During the conflict of 2007, the Nahr el-Bared camp was destroyed, displacing its 27,000 Palestinian residents. Nearly four years on and the effects of this crisis are still being felt by the displaced. Reconstruction of the camp has been slow and UNRWA has been using donations to support the basic needs of the refugees in providing shelter, food, water and sanitation, as well as health and education services. UNRWA has also been active in trying to build economic recovery in the region by sponsoring initiatives such as business grants, employment service centres and vocational training and apprenticeships.

In this work, the agency is joined by other non-governmental organisations (NGOs), such as American Near East Refugee Aid (ANERA). To support the many young people left without work or income following the conflict of 2007, ANERA has been involved in organising vocational training programmes in Nahr El Bared for underprivileged youth. This training specialises in three subjects – plumbing, autoCAD/3D max and graphic design. Supporting around 70 young men and women, these vocational courses provide youth in the camp with a way to learn essential skills in a short space of time and certificates which help them gain work.

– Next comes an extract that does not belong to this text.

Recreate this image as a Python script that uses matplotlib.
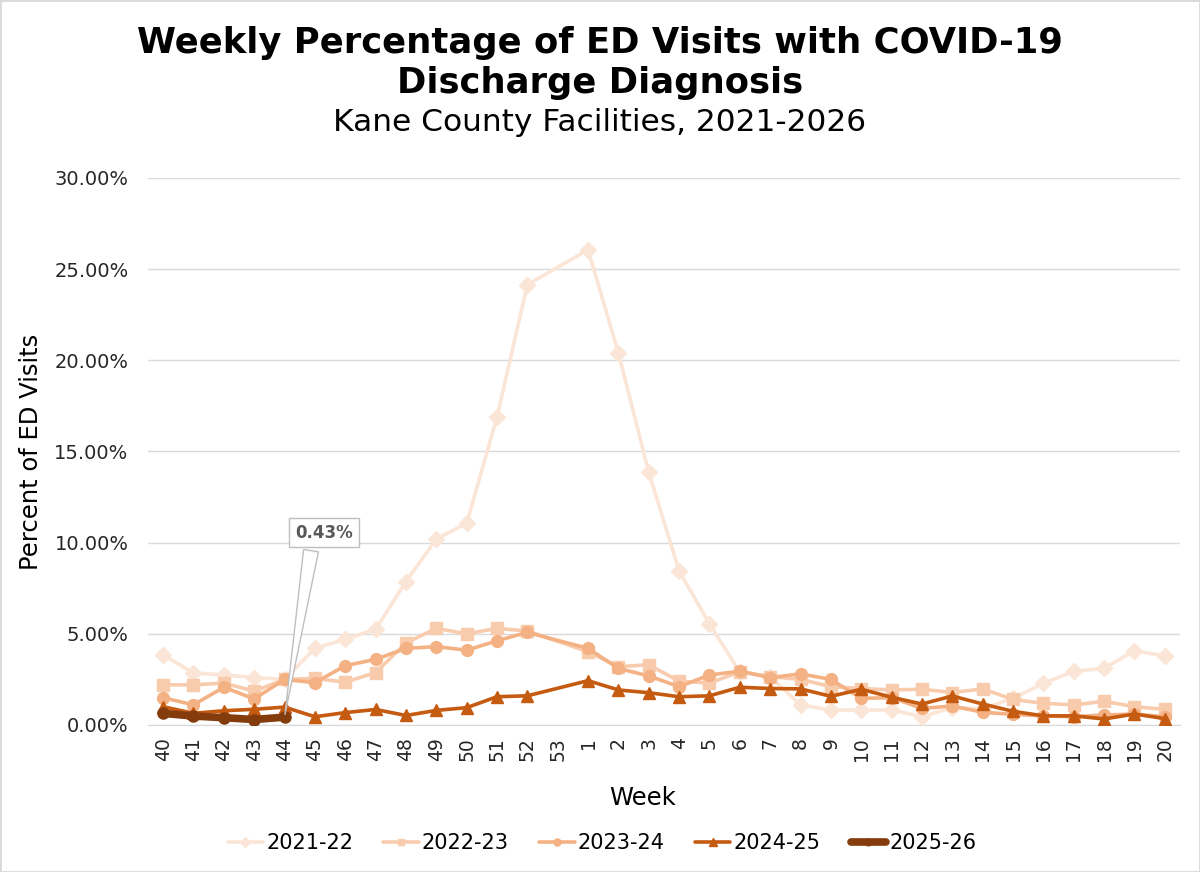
import numpy as np
import matplotlib
matplotlib.use("Agg")
import matplotlib.pyplot as plt
from matplotlib.patches import Rectangle

weeks = [str(w) for w in list(range(40, 54)) + list(range(1, 21))]
nan = np.nan
s2021 = [3.84, 2.85, 2.75, 2.6, 2.5, 4.2, 4.7, 5.25, 7.86, 10.2, 11.06, 16.9, 24.15, nan,
         26.06, 20.4, 13.85, 8.45, 5.55, 2.9, 2.65, 1.1, 0.82, 0.82, 0.82, 0.46, 0.95, 0.9,
         1.46, 2.28, 2.95, 3.1, 4.08, 3.78]
s2022 = [2.2, 2.2, 2.3, 1.85, 2.5, 2.55, 2.35, 2.87, 4.5, 5.3, 5.0, 5.3, 5.15, nan,
         4.02, 3.2, 3.3, 2.4, 2.3, 2.92, 2.65, 2.5, 2.1, 2.0, 1.92, 1.96, 1.78, 1.98,
         1.4, 1.19, 1.1, 1.3, 1.0, 0.86]
s2023 = [1.5, 1.1, 2.07, 1.43, 2.5, 2.32, 3.25, 3.6, 4.2, 4.3, 4.1, 4.62, 5.08, nan,
         4.2, 3.1, 2.69, 2.1, 2.74, 2.95, 2.6, 2.8, 2.5, 1.46, 1.5, 0.91, 1.04, 0.7,
         0.58, 0.5, 0.45, 0.55, 0.6, 0.45]
s2024 = [1.0, 0.64, 0.78, 0.86, 0.98, 0.45, 0.68, 0.85, 0.52, 0.8, 0.95, 1.55, 1.6, nan,
         2.43, 1.92, 1.77, 1.55, 1.6, 2.07, 2.0, 1.98, 1.57, 1.96, 1.52, 1.15, 1.59, 1.15,
         0.75, 0.5, 0.5, 0.33, 0.6, 0.35]
s2025 = [0.64, 0.49, 0.4, 0.3, 0.43]

series = [
    ("2021-22", s2021, "#FBE5D6", "D", 2.6, 8),
    ("2022-23", s2022, "#F8CBAD", "s", 2.6, 8),
    ("2023-24", s2023, "#F4B183", "o", 2.6, 8.5),
    ("2024-25", s2024, "#C55A11", "^", 2.6, 8.5),
    ("2025-26", s2025, "#843C0C", "o", 5.5, 8),
]

plt.rcParams['font.family'] = ['DejaVu Sans']
fig = plt.figure(figsize=(12, 8.72), dpi=100)
ax = fig.add_axes([0.1233, 0.1686, 0.86, 0.6273])

x_all = np.arange(len(weeks))
for name, vals, col, mk, lw, ms in series:
    v = np.array(vals, dtype=float)
    xx = x_all[:len(v)]
    m = ~np.isnan(v)
    ax.plot(xx[m], v[m], color=col, marker=mk, lw=lw, ms=ms, label=name,
            solid_joinstyle='round', solid_capstyle='round', zorder=3)

ax.set_xlim(-0.5, len(weeks) - 0.5)
ax.set_ylim(0, 30)
yt = np.arange(0, 30.1, 5)
ax.set_yticks(yt)
ax.set_yticklabels([f"{t:.2f}%" for t in yt], fontsize=14, color="#262626")
ax.set_xticks(x_all)
ax.set_xticklabels(weeks, rotation=90, fontsize=13.5, color="#262626")
ax.tick_params(axis='y', length=0, pad=14)
ax.tick_params(axis='x', length=0, pad=9)
ax.grid(axis='y', color="#D9D9D9", lw=1)
ax.set_axisbelow(True)
for sp in ['top', 'right', 'left']:
    ax.spines[sp].set_visible(False)
ax.spines['bottom'].set_color("#D9D9D9")

ax.set_ylabel("Percent of ED Visits", fontsize=17.5, color="#000000")
ax.set_xlabel("Week", fontsize=17.5, color="#000000")
ax.yaxis.set_label_coords(-0.102, 0.5)
ax.xaxis.set_label_coords(0.479, -0.112)

fig.text(0.5, 0.951, "Weekly Percentage of ED Visits with COVID-19", ha='center', va='center',
         fontsize=25.5, fontweight='bold')
fig.text(0.5, 0.905, "Discharge Diagnosis", ha='center', va='center',
         fontsize=25.5, fontweight='bold')
fig.text(0.5, 0.859, "Kane County Facilities, 2021-2026", ha='center', va='center',
         fontsize=22.5)

# annotation callout
ax.annotate("0.43%", xy=(4, s2025[4]), xytext=(5.3, 10.55), ha='center', va='center',
            fontsize=12, fontweight='bold', color="#595959",
            bbox=dict(boxstyle='square,pad=0.35', fc='white', ec='#BFBFBF', lw=1),
            arrowprops=dict(arrowstyle='wedge,tail_width=0.9,shrink_factor=0.5', fc='white',
                            ec='#BFBFBF', lw=1, relpos=(0.3, 0.0)), zorder=5)

leg = ax.legend(loc='center', bbox_to_anchor=(0.44, -0.216), ncol=5, frameon=False,
                fontsize=15, handlelength=1.7, handletextpad=0.15, columnspacing=1.45,
                markerscale=0.6)

fig.add_artist(Rectangle((0, 0), 1, 1, transform=fig.transFigure, fill=False,
                         ec="#D9D9D9", lw=2))
fig.savefig("out.png", dpi=100)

19-year old Moghamas learned to be a plumber through the vocational scheme and says it was probably “the best thing that has ever happened to me”. After graduation, he was able to find work quickly and now supports his parents and six siblings with his income. With a graphic design certificate, another young woman, Mariam Barakeh, was able to leave a secretarial job where her opportunities were limited. Now Mariam feels she has been given the chance to have a good career, which is also fun.

As well as offering individuals a path to finding employment, ANERA believes that such vocational training is important for the wider community of Palestinian refugees. The successes of the youngsters spark a sense of hope for others that they can rebuild their lives and find employment to support themselves and their families.